Inequality solving is a method used in finding the specific values or intervals of a variable that satisfy an inequality condition.
This is critical when applying the epsilon-delta definition as we often have to solve inequalities of the form \(|f(x) - L| < \epsilon\). You usually split the absolute value inequality \(|\sqrt{x} - \frac{1}{2}| < 0.1 \)into two components:

• **Positive Component**: \(\sqrt{x} - \frac{1}{2} < 0.1\)
• **Negative Component**: \(\sqrt{x} - \frac{1}{2} > -0.1\)

By solving each of these inequalities independently, you determine a range of values for \(x\) which satisfy both conditions simultaneously. Solving these would suggest using operations such as taking roots or manipulating expressions to isolate \(x\) within the resulting inequality.

Interval analysis refers to identifying specific regions in the domain of the function where a particular condition holds true. Here, the condition is \(|f(x) - L| < \epsilon\).Interval analysis consists of finding such values of \(x\), around \(c\), which satisfy this criteria.

• Upon solving the inequality \(|\sqrt{x} - \frac{1}{2}| < 0.1\), we derived that the suitable interval for \(x\) is within \(0.16 < x < 0.36\).

This interval displays where the output of \(f(x)\), specifically \(\sqrt{x}\), remains sufficiently close to \(L = \frac{1}{2}\).
The interval length relative to \(c\) factors into determining \(\delta\), making analysis crucial for further calculations.

Understanding the limits of a function is a foundational concept in calculus.
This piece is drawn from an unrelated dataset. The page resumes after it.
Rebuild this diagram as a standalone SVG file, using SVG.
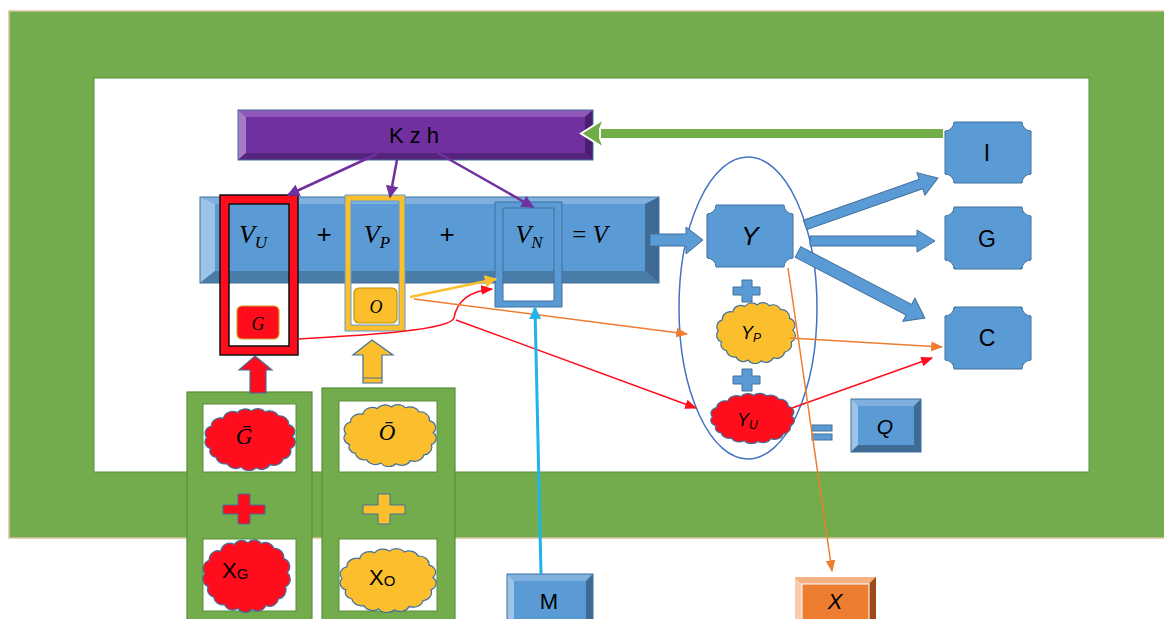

A function's limit at some point \(c\) is the value that the function approaches as \(x\) gets arbitrarily close to \(c\).In this exercise, the function \(f(x) = \sqrt{x}\) approaches the limit \(L = \frac{1}{2}\) as \(x\) approaches \(c = \frac{1}{4}\). Function limits establish predictability and understanding how functions behave near specific points:

• **Evaluating Limits**: This includes finding where \(f(x)\) approximates \(L\).
• **Continuity and Approximations**: Assessment of continuity helps in understanding whether \(f(x)\) being close to \(L\) translates to \(x\) being close to \(c\).

Using our example, the verification of \(|\sqrt{x} - \frac{1}{2}| < 0.1\) within a certain range supports that \(L\) is achieved when \(x\) is near \(c\).